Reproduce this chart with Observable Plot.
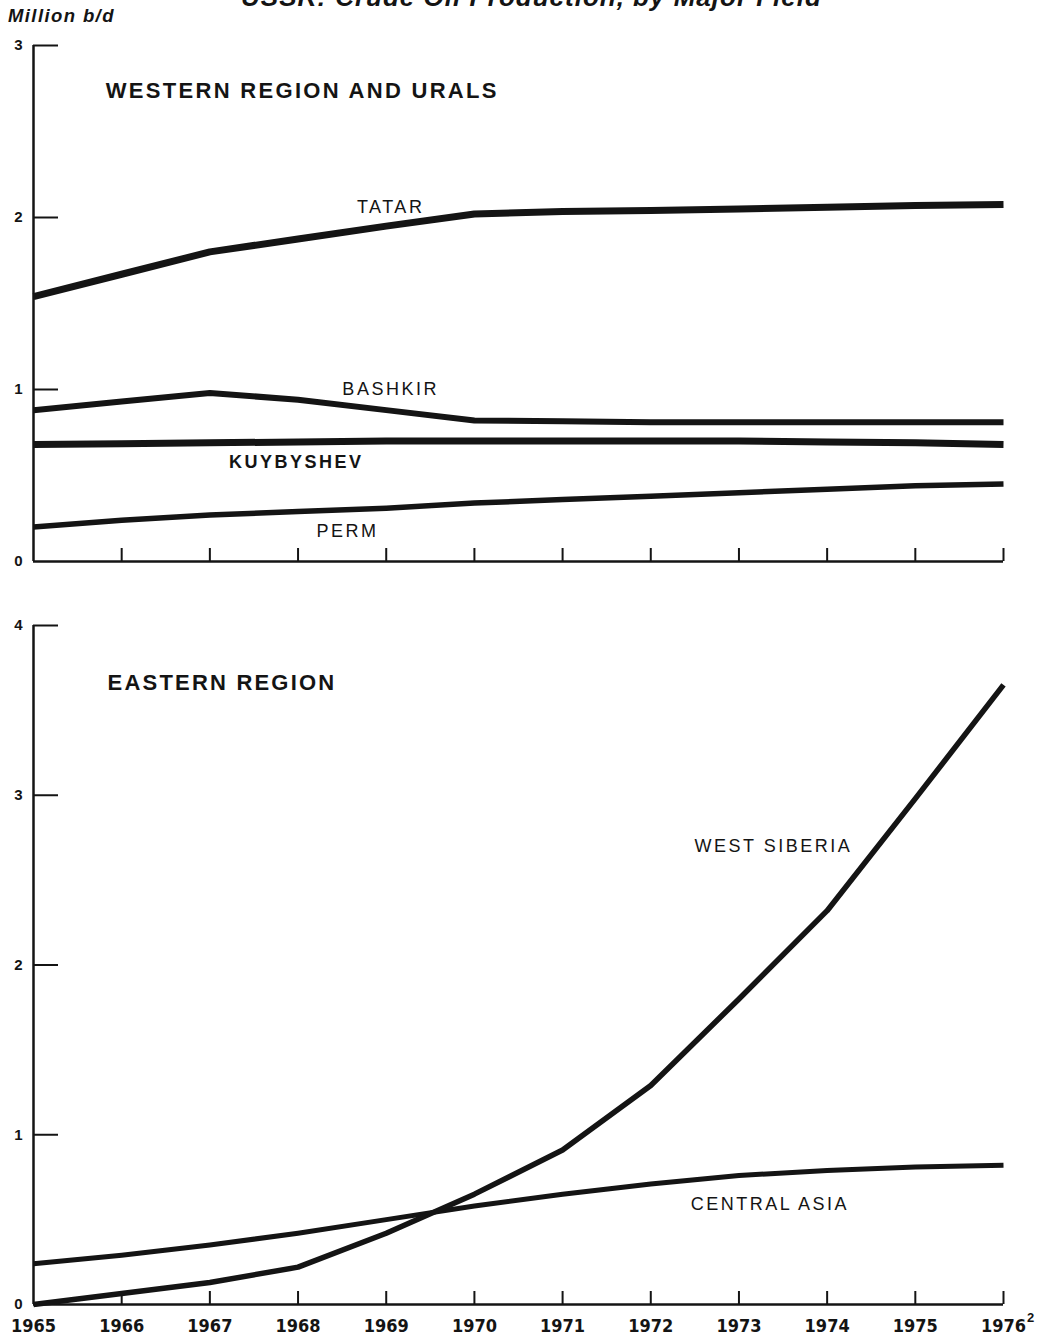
<!DOCTYPE html>
<html>
<head>
<meta charset="utf-8">
<script src="https://cdn.jsdelivr.net/npm/d3@7"></script>
<script src="https://cdn.jsdelivr.net/npm/@observablehq/plot@0.6"></script>
<style>
  body { margin: 0; background: #fff; }
  #wrap { position: relative; width: 1039px; height: 1337px; overflow: hidden; background: #fff; color: #141414; }
  #title { position: absolute; left: 12px; width: 1039px; top: -16px; text-align: center; letter-spacing: 1px;
           font: italic bold 26px/26px "Liberation Sans", Arial, sans-serif; color: #141414; white-space: nowrap; }
  #unit { position: absolute; left: 8px; top: 6px; font: italic bold 18.5px/20px "Liberation Sans", Arial, sans-serif;
          letter-spacing: 1.4px; color: #141414; }
  #top { position: absolute; left: 0; top: 30px; }
  #bottom { position: absolute; left: 0; top: 600px; }
</style>
</head>
<body>
<div id="wrap">
  <div id="title">USSR: Crude Oil Production, by Major Field</div>
  <div id="unit">Million b/d</div>
  <div id="top"></div>
  <div id="bottom"></div>
</div>
<script>
// ---- Data (million barrels per day) ----
const years = [1965, 1966, 1967, 1968, 1969, 1970, 1971, 1972, 1973, 1974, 1975, 1976];

// Western Region and Urals
const tatar      = [1.54, 1.67, 1.80, 1.875, 1.95, 2.02, 2.035, 2.04, 2.05, 2.06, 2.07, 2.075];
const bashkir    = [0.88, 0.93, 0.98, 0.94, 0.88, 0.82, 0.815, 0.81, 0.81, 0.81, 0.81, 0.81];
const kuybyshev  = [0.68, 0.685, 0.69, 0.695, 0.70, 0.70, 0.70, 0.70, 0.70, 0.695, 0.69, 0.68];
const perm       = [0.20, 0.24, 0.27, 0.29, 0.31, 0.34, 0.36, 0.38, 0.40, 0.42, 0.44, 0.45];

// Eastern Region
const westSiberia = [0.00, 0.065, 0.13, 0.22, 0.42, 0.65, 0.91, 1.29, 1.80, 2.32, 2.98, 3.65];
const centralAsia = [0.24, 0.29, 0.35, 0.42, 0.50, 0.58, 0.65, 0.71, 0.76, 0.79, 0.81, 0.82];

const westTicksY = [0, 1, 2, 3];
const eastTicksY = [0, 1, 2, 3, 4];

const westTitle = "WESTERN REGION AND URALS";
const eastTitle = "EASTERN REGION";

// label anchors in data coordinates
const westLabels = [
  {text: "TATAR", year: 1969.05, value: 2.06, bold: false},
  {text: "BASHKIR", year: 1969.05, value: 1.0, bold: false},
  {text: "KUYBYSHEV", year: 1967.98, value: 0.576, bold: true},
  {text: "PERM", year: 1968.56, value: 0.174, bold: false}
];
const eastLabels = [
  {text: "WEST SIBERIA", year: 1973.39, value: 2.70, bold: false},
  {text: "CENTRAL ASIA", year: 1973.35, value: 0.59, bold: false}
];

const series = (vals) => vals.map((v, i) => ({year: years[i], value: v}));

const INK = "#141414";
const SANS = "Liberation Sans, Arial, sans-serif";
const NARROW = "Liberation Sans Narrow, DejaVu Sans Condensed, sans-serif";

function lineMarks(list) {
  return list.map(([vals, w]) => Plot.line(series(vals), {x: "year", y: "value", stroke: INK, strokeWidth: w, strokeLinecap: "butt", strokeLinejoin: "round"}));
}

function frameMarks(ymax, ticksY) {
  return [
    Plot.ruleX([1965], {y1: 0, y2: ymax, stroke: INK, strokeWidth: 2.5}),
    Plot.ruleY([0], {x1: 1965, x2: 1976, stroke: INK, strokeWidth: 2.5}),
    Plot.axisY({ticks: ticksY.filter(d => d > 0), tickSize: -25, tickFormat: () => "", label: null, stroke: INK, strokeWidth: 2}),
    Plot.axisY({ticks: ticksY, tickSize: 0, tickPadding: 11, tickFormat: d => String(d), label: null, fontSize: 15, fontWeight: "bold", fontFamily: SANS, fill: INK}),
    Plot.axisX({ticks: years.slice(1), tickSize: -13, tickFormat: () => "", label: null, stroke: INK, strokeWidth: 2})
  ];
}

function labelMarks(labels) {
  return [
    Plot.text(labels.filter(d => !d.bold), {x: "year", y: "value", text: "text", fontSize: 18, fontFamily: SANS, fill: INK}),
    Plot.text(labels.filter(d => d.bold), {x: "year", y: "value", text: "text", fontSize: 18, fontWeight: "bold", fontFamily: SANS, fill: INK})
  ];
}

const westPlot = Plot.plot({
  width: 1039, height: 560,
  marginLeft: 33, marginRight: 36, marginTop: 15, marginBottom: 29,
  x: {domain: [1965, 1976], label: null},
  y: {domain: [0, 3], label: null},
  marks: [
    ...frameMarks(3, westTicksY),
    ...lineMarks([[tatar, 7], [bashkir, 6], [kuybyshev, 7], [perm, 5.5]]),
    ...labelMarks(westLabels),
    Plot.text([westTitle], {x: 1965.82, y: 2.738, text: d => d, textAnchor: "start", fontSize: 22, fontWeight: "bold", fontFamily: SANS, fill: INK})
  ]
});

const eastPlot = Plot.plot({
  width: 1039, height: 737,
  marginLeft: 33, marginRight: 36, marginTop: 25, marginBottom: 33,
  x: {domain: [1965, 1976], label: null},
  y: {domain: [0, 4], label: null},
  marks: [
    ...frameMarks(4, eastTicksY),
    Plot.axisX({ticks: years, tickSize: 0, tickPadding: 15, tickFormat: d => String(d), label: null, fontSize: 18, fontWeight: "bold", fontFamily: NARROW, fill: INK}),
    Plot.text([1976], {x: d => d, y: 0, text: () => "2", dx: 27, dy: 13, fontSize: 13, fontWeight: "bold", fontFamily: SANS, fill: INK}),
    ...lineMarks([[centralAsia, 5], [westSiberia, 5.5]]),
    ...labelMarks(eastLabels),
    Plot.text([eastTitle], {x: 1965.84, y: 3.664, text: d => d, textAnchor: "start", fontSize: 22, fontWeight: "bold", fontFamily: SANS, fill: INK})
  ]
});

function spaceText(svg, texts, px) {
  d3.select(svg).selectAll("text")
    .filter(function () { return texts.includes(this.textContent); })
    .style("letter-spacing", px + "px");
}
const lineNames = [...westLabels, ...eastLabels].map(d => d.text);
spaceText(westPlot, [westTitle], 2.3);
spaceText(eastPlot, [eastTitle], 2.2);
spaceText(westPlot, lineNames, 2.5);
spaceText(eastPlot, lineNames, 2.5);

document.getElementById("top").appendChild(westPlot);
document.getElementById("bottom").appendChild(eastPlot);
</script>
</body>
</html>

# Given exercise
The material above must be printed exactly, with its pictures left out.

# Complete output
Reproduce this chart with Observable Plot.
<!DOCTYPE html>
<html>
<head>
<meta charset="utf-8">
<script src="https://cdn.jsdelivr.net/npm/d3@7"></script>
<script src="https://cdn.jsdelivr.net/npm/@observablehq/plot@0.6"></script>
<style>
  body { margin: 0; background: #fff; }
  #wrap { position: relative; width: 1039px; height: 1337px; overflow: hidden; background: #fff; color: #141414; }
  #title { position: absolute; left: 12px; width: 1039px; top: -16px; text-align: center; letter-spacing: 1px;
           font: italic bold 26px/26px "Liberation Sans", Arial, sans-serif; color: #141414; white-space: nowrap; }
  #unit { position: absolute; left: 8px; top: 6px; font: italic bold 18.5px/20px "Liberation Sans", Arial, sans-serif;
          letter-spacing: 1.4px; color: #141414; }
  #top { position: absolute; left: 0; top: 30px; }
  #bottom { position: absolute; left: 0; top: 600px; }
</style>
</head>
<body>
<div id="wrap">
  <div id="title">USSR: Crude Oil Production, by Major Field</div>
  <div id="unit">Million b/d</div>
  <div id="top"></div>
  <div id="bottom"></div>
</div>
<script>
// ---- Data (million barrels per day) ----
const years = [1965, 1966, 1967, 1968, 1969, 1970, 1971, 1972, 1973, 1974, 1975, 1976];

// Western Region and Urals
const tatar      = [1.54, 1.67, 1.80, 1.875, 1.95, 2.02, 2.035, 2.04, 2.05, 2.06, 2.07, 2.075];
const bashkir    = [0.88, 0.93, 0.98, 0.94, 0.88, 0.82, 0.815, 0.81, 0.81, 0.81, 0.81, 0.81];
const kuybyshev  = [0.68, 0.685, 0.69, 0.695, 0.70, 0.70, 0.70, 0.70, 0.70, 0.695, 0.69, 0.68];
const perm       = [0.20, 0.24, 0.27, 0.29, 0.31, 0.34, 0.36, 0.38, 0.40, 0.42, 0.44, 0.45];

// Eastern Region
const westSiberia = [0.00, 0.065, 0.13, 0.22, 0.42, 0.65, 0.91, 1.29, 1.80, 2.32, 2.98, 3.65];
const centralAsia = [0.24, 0.29, 0.35, 0.42, 0.50, 0.58, 0.65, 0.71, 0.76, 0.79, 0.81, 0.82];

const westTicksY = [0, 1, 2, 3];
const eastTicksY = [0, 1, 2, 3, 4];

const westTitle = "WESTERN REGION AND URALS";
const eastTitle = "EASTERN REGION";

// label anchors in data coordinates
const westLabels = [
  {text: "TATAR", year: 1969.05, value: 2.06, bold: false},
  {text: "BASHKIR", year: 1969.05, value: 1.0, bold: false},
  {text: "KUYBYSHEV", year: 1967.98, value: 0.576, bold: true},
  {text: "PERM", year: 1968.56, value: 0.174, bold: false}
];
const eastLabels = [
  {text: "WEST SIBERIA", year: 1973.39, value: 2.70, bold: false},
  {text: "CENTRAL ASIA", year: 1973.35, value: 0.59, bold: false}
];

const series = (vals) => vals.map((v, i) => ({year: years[i], value: v}));

const INK = "#141414";
const SANS = "Liberation Sans, Arial, sans-serif";
const NARROW = "Liberation Sans Narrow, DejaVu Sans Condensed, sans-serif";

function lineMarks(list) {
  return list.map(([vals, w]) => Plot.line(series(vals), {x: "year", y: "value", stroke: INK, strokeWidth: w, strokeLinecap: "butt", strokeLinejoin: "round"}));
}

function frameMarks(ymax, ticksY) {
  return [
    Plot.ruleX([1965], {y1: 0, y2: ymax, stroke: INK, strokeWidth: 2.5}),
    Plot.ruleY([0], {x1: 1965, x2: 1976, stroke: INK, strokeWidth: 2.5}),
    Plot.axisY({ticks: ticksY.filter(d => d > 0), tickSize: -25, tickFormat: () => "", label: null, stroke: INK, strokeWidth: 2}),
    Plot.axisY({ticks: ticksY, tickSize: 0, tickPadding: 11, tickFormat: d => String(d), label: null, fontSize: 15, fontWeight: "bold", fontFamily: SANS, fill: INK}),
    Plot.axisX({ticks: years.slice(1), tickSize: -13, tickFormat: () => "", label: null, stroke: INK, strokeWidth: 2})
  ];
}

function labelMarks(labels) {
  return [
    Plot.text(labels.filter(d => !d.bold), {x: "year", y: "value", text: "text", fontSize: 18, fontFamily: SANS, fill: INK}),
    Plot.text(labels.filter(d => d.bold), {x: "year", y: "value", text: "text", fontSize: 18, fontWeight: "bold", fontFamily: SANS, fill: INK})
  ];
}

const westPlot = Plot.plot({
  width: 1039, height: 560,
  marginLeft: 33, marginRight: 36, marginTop: 15, marginBottom: 29,
  x: {domain: [1965, 1976], label: null},
  y: {domain: [0, 3], label: null},
  marks: [
    ...frameMarks(3, westTicksY),
    ...lineMarks([[tatar, 7], [bashkir, 6], [kuybyshev, 7], [perm, 5.5]]),
    ...labelMarks(westLabels),
    Plot.text([westTitle], {x: 1965.82, y: 2.738, text: d => d, textAnchor: "start", fontSize: 22, fontWeight: "bold", fontFamily: SANS, fill: INK})
  ]
});

const eastPlot = Plot.plot({
  width: 1039, height: 737,
  marginLeft: 33, marginRight: 36, marginTop: 25, marginBottom: 33,
  x: {domain: [1965, 1976], label: null},
  y: {domain: [0, 4], label: null},
  marks: [
    ...frameMarks(4, eastTicksY),
    Plot.axisX({ticks: years, tickSize: 0, tickPadding: 15, tickFormat: d => String(d), label: null, fontSize: 18, fontWeight: "bold", fontFamily: NARROW, fill: INK}),
    Plot.text([1976], {x: d => d, y: 0, text: () => "2", dx: 27, dy: 13, fontSize: 13, fontWeight: "bold", fontFamily: SANS, fill: INK}),
    ...lineMarks([[centralAsia, 5], [westSiberia, 5.5]]),
    ...labelMarks(eastLabels),
    Plot.text([eastTitle], {x: 1965.84, y: 3.664, text: d => d, textAnchor: "start", fontSize: 22, fontWeight: "bold", fontFamily: SANS, fill: INK})
  ]
});

function spaceText(svg, texts, px) {
  d3.select(svg).selectAll("text")
    .filter(function () { return texts.includes(this.textContent); })
    .style("letter-spacing", px + "px");
}
const lineNames = [...westLabels, ...eastLabels].map(d => d.text);
spaceText(westPlot, [westTitle], 2.3);
spaceText(eastPlot, [eastTitle], 2.2);
spaceText(westPlot, lineNames, 2.5);
spaceText(eastPlot, lineNames, 2.5);

document.getElementById("top").appendChild(westPlot);
document.getElementById("bottom").appendChild(eastPlot);
</script>
</body>
</html>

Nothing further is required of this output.